What do you do though, when you are making a conscious effort to go by those rules, particularly the one about not saying "you do this" but rather "I feel that...", but the person you're talking to just puts their own subtitles under whatever you say? As in, you say "I feel that it's very difficult to disagree with you" and they, being naturally defensive the minute they get a whiff of criticism, hear that as "you're an asshole"?
Or when you say "I feel very frustrated and a little hurt, and like I have no power over what we do or where we go when you're around" and they read that as "you're too bossy and pushy and never let me have a say in what we do"?

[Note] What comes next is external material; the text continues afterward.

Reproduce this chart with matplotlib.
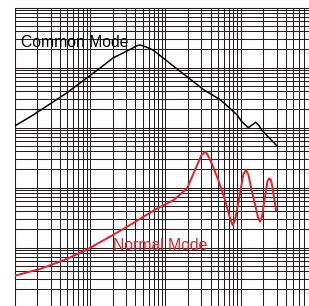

Because really, you can say "I feel" as much as you like, but that's what it amounts to isn't it? If it's "I feel unhappy and it's related to the way you and I interact" then inherently it is criticism of their behaviour, isn't it? And, right enough, you're not necessarily saying that you believe this makes them a bad person, just perhaps mistaken over something or having a blind spot about something. But I've very often gone out of my way to say to an ENFP that I'm quite aware that I could simply have misperceived them and that I'm just telling them how I feel so that they can tell me if I've just got them wrong or whatever, and they STILL take it super personally and blow up and get super defensive.
Sheesh. And they say INFJs are too much work.